Pats’ defense and staff let Drake Maye down…and they know it


Image courtesy of Houston Chronicle 

Folks deserve to be excited about Drake Maye after his good but far from perfect first NFL start.

However, those that sat in the seats at Gillette Stadium on Sunday watched the defense let the rookie down against the Texans in a 41-21 loss. This is a team game and Drake Maye would never say that – not should he as a first year player – but we can say it for him.

Sure, Maye had two picks – one of them really bad and one not his fault – but given the situation he’s been poorly put in, he was pretty damn good.

It’s worth acknowledging the fact that Christian Barmore, Matthew Judon, Ja’Whaun Bentley and Jabrill Peppers are all gone. This isn’t nearly the ‘Top 10′ unit we all thought it was coming out of training camp. But, there’s enough talent at each level where it shouldn’t be giving up two runs of 50+ yards, 368 yards of offense and 41 points. The Texans are good, but this was still a bad performance and it’s a pattern since the Seattle loss.

“We’ve got to get better. We need to look in the mirror and really digest this because there was just such a lack of complementary football,” Jahlani Tavai said during a chat in the locker room postgame. “I thought (Drake) fought his butt off. I think he fought his butt off. I’m proud of him.”

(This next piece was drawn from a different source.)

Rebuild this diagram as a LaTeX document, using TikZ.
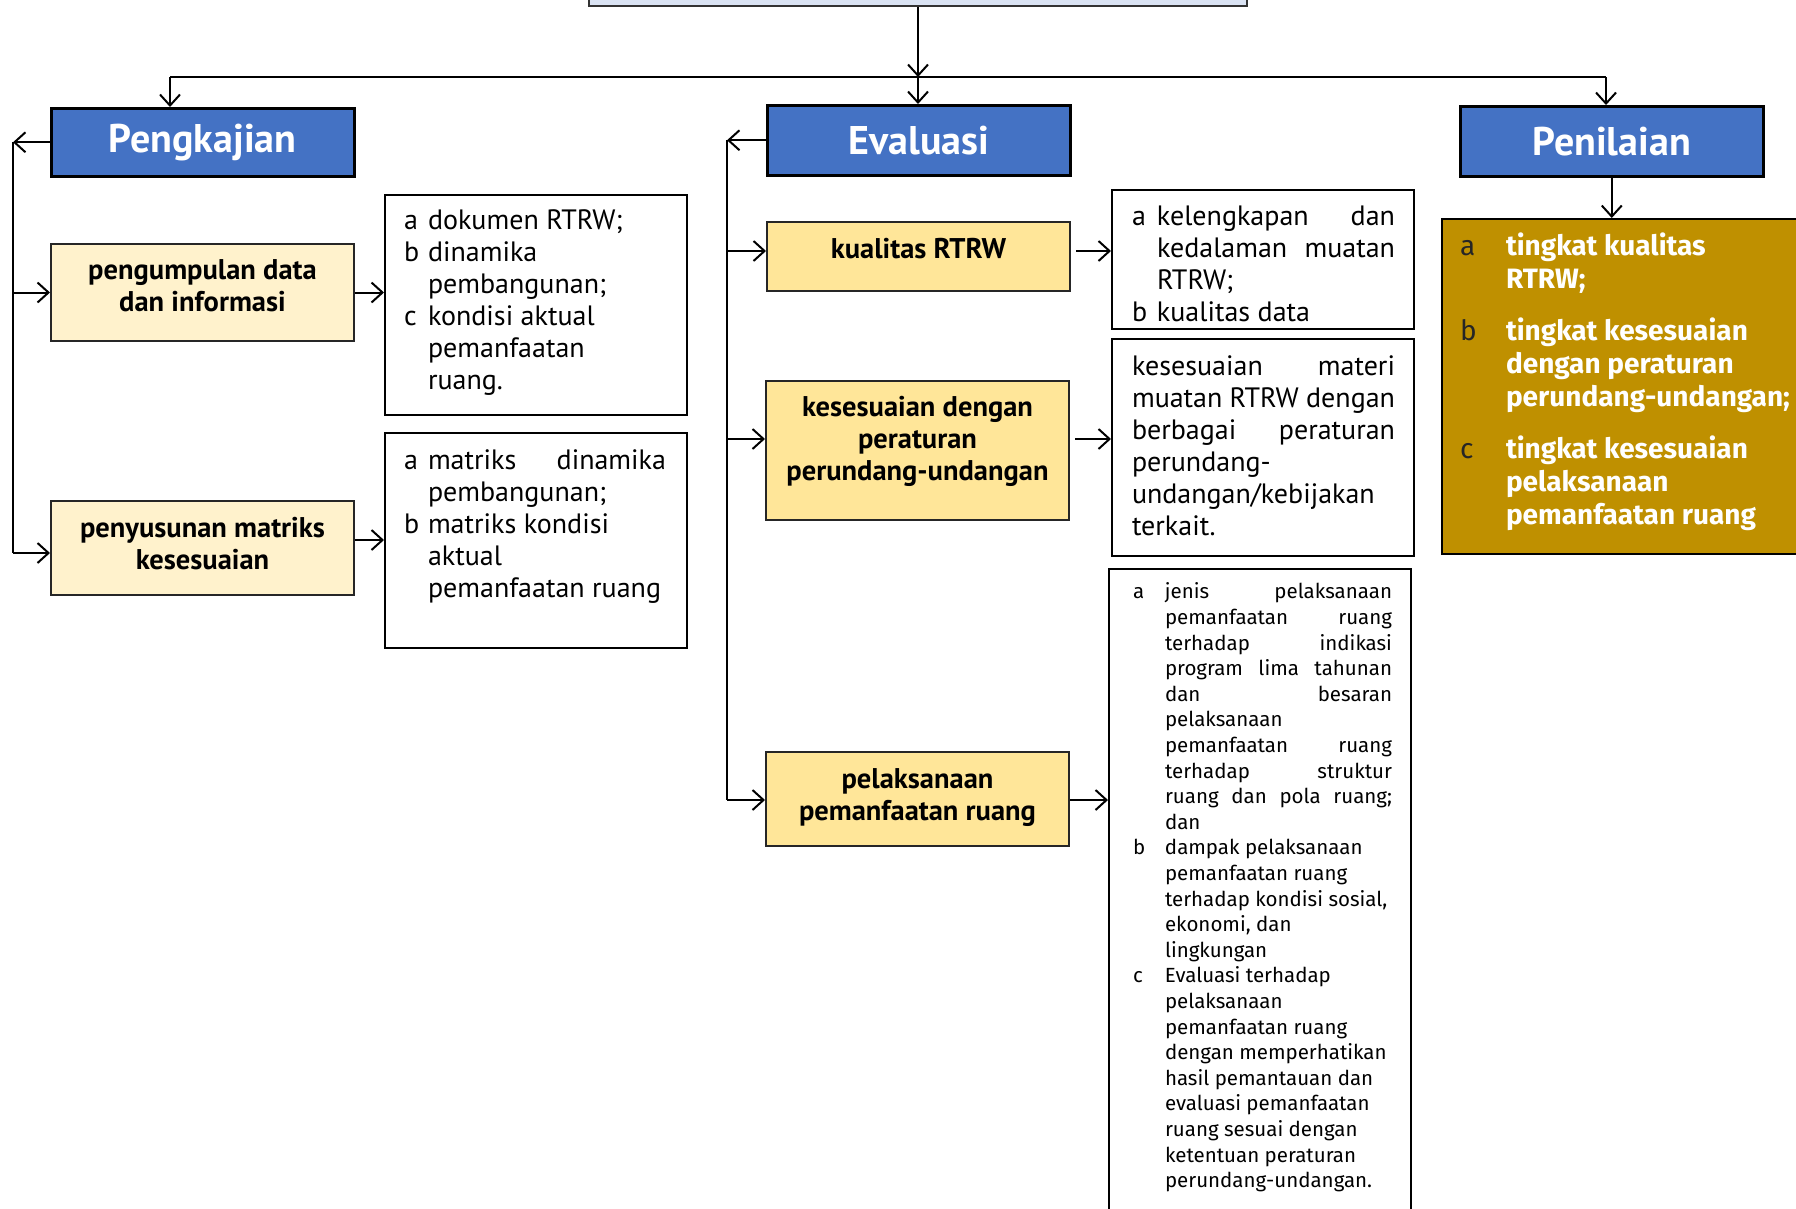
\documentclass[tikz,border=0pt]{standalone}
\usepackage{fontspec}
\usetikzlibrary{arrows.meta,calc}
\newfontfamily\narrowsans{PT Sans}
\newfontfamily\firasans{Fira Sans}
\definecolor{hdrblue}{HTML}{4472C4}
\definecolor{paleyellow}{HTML}{FFF2CC}
\definecolor{midyellow}{HTML}{FFE699}
\definecolor{goldfill}{HTML}{BF9000}
\definecolor{topfill}{HTML}{DAE3F3}
% move ink up without changing the reported box size
\newcommand\lift[2]{\raisebox{#1}[\height][\depth]{#2}}
% a justified line of a given width
\newcommand\jl[2]{\makebox[#1][s]{#2}}
% item letter in the gold panel
\newcommand\gl[1]{\makebox[46pt][l]{\mdseries\color{black!85}#1}}
\begin{document}
\begin{tikzpicture}[x=1pt,y=-1pt,line width=2pt,
  arr/.style={-{Straight Barb[length=11pt,width=20pt]}},
  hdr/.style={draw=black,line width=2.5pt,fill=hdrblue,text=white,
    font=\narrowsans\bfseries\fontsize{40}{44}\selectfont,
    minimum width=303pt,inner sep=0pt,anchor=north west},
  stage/.style={draw=black!85,line width=2pt,inner sep=0pt,anchor=north west,
    minimum width=303pt,align=center,
    font=\narrowsans\bfseries\fontsize{28.5}{32}\selectfont},
  panel/.style={draw=black,line width=2pt,inner sep=0pt,anchor=north west,
    minimum width=302pt},
  txt/.style={inner sep=0pt,anchor=north west,
    font=\narrowsans\fontsize{28}{32}\selectfont}]
\useasboundingbox (0,0) rectangle (1796,1208);

% top box (mostly above the page)
\node[draw=black!80,fill=topfill,line width=2pt,anchor=south west,
  minimum width=658pt,minimum height=60pt] (top) at (588,7) {};

% three main headers
\node[hdr,minimum height=68pt] (pk) at (50,107) {Pengkajian};
\node[hdr,minimum height=70pt] (ev) at (766,104) {Evaluasi};
\node[hdr,minimum height=70pt] (pn) at (1459,105) {Penilaian};

% Pengkajian steps
\node[stage,fill=paleyellow,minimum height=97pt] (pg) at (50,243)
  {\lift{3pt}{\begin{tabular}{@{}c@{}}pengumpulan data\\dan informasi\end{tabular}}};
\node[stage,fill=paleyellow,minimum height=94pt] (pm) at (50,500)
  {\lift{1pt}{\begin{tabular}{@{}c@{}}penyusunan matriks\\kesesuaian\end{tabular}}};

% Evaluasi steps
\node[stage,fill=midyellow,minimum height=69pt] (kq) at (766,221)
  {\lift{8pt}{kualitas RTRW}};
\node[stage,fill=midyellow,minimum height=139pt] (ks) at (765,380)
  {\lift{8pt}{\begin{tabular}{@{}c@{}}kesesuaian dengan\\peraturan\\perundang-undangan\end{tabular}}};
\node[stage,fill=midyellow,minimum height=94pt] (pl) at (765,751)
  {\lift{1pt}{\begin{tabular}{@{}c@{}}pelaksanaan\\pemanfaatan ruang\end{tabular}}};

% detail panels
\node[panel,minimum height=220pt] (t1) at (384,194) {};
\node[txt] (t1x) at ($(t1.north west)+(19,12)$)
  {\begin{tabular}{@{}p{24pt}@{}l@{}}
   a & dokumen RTRW;\\
   b & dinamika\\
     & pembangunan;\\
   c & kondisi aktual\\
     & pemanfaatan\\
     & ruang.
   \end{tabular}};

\node[panel,minimum height=215pt] (t2) at (384,432) {};
\node[txt] (t2x) at ($(t2.north west)+(19,14)$)
  {\begin{tabular}{@{}p{24pt}@{}l@{}}
   a & \jl{238pt}{matriks dinamika}\\
     & pembangunan;\\
   b & matriks kondisi\\
     & aktual\\
     & pemanfaatan ruang
   \end{tabular}};

\node[panel,minimum height=139pt] (t3) at (1111,189) {};
\node[txt] (t3x) at ($(t3.north west)+(20,13)$)
  {\begin{tabular}{@{}p{25pt}@{}l@{}}
   a & \jl{238pt}{kelengkapan dan}\\
     & \jl{238pt}{kedalaman muatan}\\
     & RTRW;\\
   b & kualitas data
   \end{tabular}};

\node[panel,minimum height=217pt] (t4) at (1111,338) {};
\node[txt] (t4x) at ($(t4.north west)+(20,14)$)
  {\begin{tabular}{@{}l@{}}
   \jl{263pt}{kesesuaian materi}\\
   \jl{263pt}{muatan RTRW dengan}\\
   \jl{263pt}{berbagai peraturan}\\
   perundang-\\
   undangan/kebijakan\\
   terkait.
   \end{tabular}};

\node[panel,minimum height=700pt] (t5) at (1108,568) {};
\node[txt,font=\firasans\fontsize{20.5}{25.6}\selectfont] (t5x)
  at ($(t5.north west)+(24,12)$)
  {\begin{tabular}{@{}p{32pt}@{}l@{}}
   a & \jl{227pt}{jenis pelaksanaan}\\
     & \jl{227pt}{pemanfaatan ruang}\\
     & \jl{227pt}{terhadap indikasi}\\
     & \jl{227pt}{program lima tahunan}\\
     & \jl{227pt}{dan besaran}\\
     & pelaksanaan\\
     & \jl{227pt}{pemanfaatan ruang}\\
     & \jl{227pt}{terhadap struktur}\\
     & \jl{227pt}{ruang dan pola ruang;}\\
     & dan\\
   b & dampak pelaksanaan\\
     & pemanfaatan ruang\\
     & terhadap kondisi sosial,\\
     & ekonomi, dan\\
     & lingkungan\\
   c & Evaluasi terhadap\\
     & pelaksanaan\\
     & pemanfaatan ruang\\
     & dengan memperhatikan\\
     & hasil pemantauan dan\\
     & evaluasi pemanfaatan\\
     & ruang sesuai dengan\\
     & ketentuan peraturan\\
     & perundang-undangan.
   \end{tabular}};

% Penilaian result panel
\node[panel,fill=goldfill,minimum width=400pt,minimum height=335pt] (gd) at (1441,218) {};
\node[txt,text=white,font=\firasans\bfseries\fontsize{28}{33}\selectfont] (gdx)
  at ($(gd.north west)+(18,13)$)
  {\begin{tabular}{@{}l@{}l@{}}
   \gl{a} & tingkat kualitas\\
          & RTRW;\\[19pt]
   \gl{b} & tingkat kesesuaian\\
          & dengan peraturan\\
          & perundang-undangan;\\[19pt]
   \gl{c} & tingkat kesesuaian\\
          & pelaksanaan\\
          & pemanfaatan ruang
   \end{tabular}};

% distribution from the top box
\coordinate (hrow) at (0,77);
\coordinate (J) at (top.south |- hrow);
\coordinate (HL) at (170,77);
\coordinate (HR) at (1606,77);
\draw[arr] (top.south) -- (J);
\draw (HL) -- (HR);
\draw[arr] (J) -- (J |- ev.north);
\draw[arr] (HL) -- (HL |- pk.north);
\draw[arr] (HR) -- (HR |- pn.north);
\draw[arr] (pn.south) -- (pn.south |- gd.north);

% Pengkajian rail
\coordinate (railL) at (13,0);
\coordinate (railLend) at (13,553);
\draw[arr] (pk.west) -- (pk.west -| railL);
\draw (pk.west -| railL) -- (railLend);
\draw[arr] (railL |- pg.west) -- (pg.west);
\draw[arr] (railLend) -- (railLend -| pm.west);
\draw[arr] (pg.east) -- (pg.east -| t1.west);
\coordinate (pmout) at (0,540);
\draw[arr] (pmout -| pm.east) -- (pmout -| t2.west);

% Evaluasi rail
\coordinate (railE) at (727,0);
\coordinate (r1) at (727,251);
\coordinate (r2) at (727,439);
\coordinate (r3) at (727,800);
\draw[arr] (ev.west) -- (ev.west -| railE);
\draw (ev.west -| railE) -- (r3);
\draw[arr] (r1) -- (r1 -| kq.west);
\draw[arr] (r2) -- (r2 -| ks.west);
\draw[arr] (r3) -- (r3 -| pl.west);
\draw[arr] ([xshift=5pt]r1 -| kq.east) -- (r1 -| t3.west);
\draw[arr] ([xshift=5pt]r2 -| ks.east) -- (r2 -| t4.west);
\draw[arr] (r3 -| pl.east) -- (r3 -| t5.west);
\end{tikzpicture}
\end{document}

The message and routine will stay the same. It’s film on Monday and then onto Jacknsonville.  It’s also important to acknowledge that this defense kept the Pats in the game until the offense finally figured it out prior to the end of the half. Turnovers and brutal field position backed up in their own end certainly wasn’t fair either.

But, there was no bend-but-don’t break squad on Sunday. Houston was 3-3 in the red zone with two TD’s and a field goal and had five touchdowns overall.

“Regardless of the situations, the defense has the offense’s back, the offense has the defense’s back, special teams got both sides. It doesn’t matter if we’re put in bad situations,” Tavai said. “We’ve got to force teams…if we get put in a position where they’re in the red area off the rip, then we’ve got to hold them to a field goal.

“There’s no excuses.”

The lack of execution from the staff during important situations has been alarming too. Maye bailed Jerod Mayo and Alex Van Pelt out before the half with the dime to Kayshon Boutte after they opened the drive with a run. Then, at the end of the game, not trying to score a touchdown when every single live rep is valuable to Maye right now is mind blowing. It happened in New York too. Was it meaningless on the scoreboard? Of course, but if this is a developmental year, wasting a live game opportunity is a bad decision.

Mayo knows it too.

“From a team-wide perspective right now, we let him down,” he said during his postgame press conference. “It was his first game, and I feel like I let him down. I’m sure all the coaches feel like we let everyone down. We’ve just got to be better.”

So of course, while trying to pull themselves out of a spiral on and off the field lately, the Pats are off to another country on Thursday night to (hopefully) beat a Jaguars team with the same 1-5 record. This will be the Jaguars’ second straight game in London after getting throttled by the Bears on Sunday.

Could this type of trip help actually help this team right now?

The radio airwaves, podcasts and TV shows will be merciless the next few days and the media won’t have a ton of access to the team this week for obvious reasons. Newspapers and sites like this one will simply state facts and observations that every fan can see as well.

The odd schedule between Monday and Thursday will force guys to quickly move past Houston and it will serve as an opportunity to hit the reset button. The organization has also seen what a Maye Day experience is like on game day, you’d like to think there’s a ‘now the season can really begin’ feeling when they come back to work on Monday.

But, this will only get better if it’s a full team effort. The 2024 Patriots aren’t good enough to have the offense and defense going in opposite directions.

“It doesn’t really matter. Regardless if we’re home, away, this is football. It’s a grown man game and we’ve got to treat this like professionals,” Tavai added.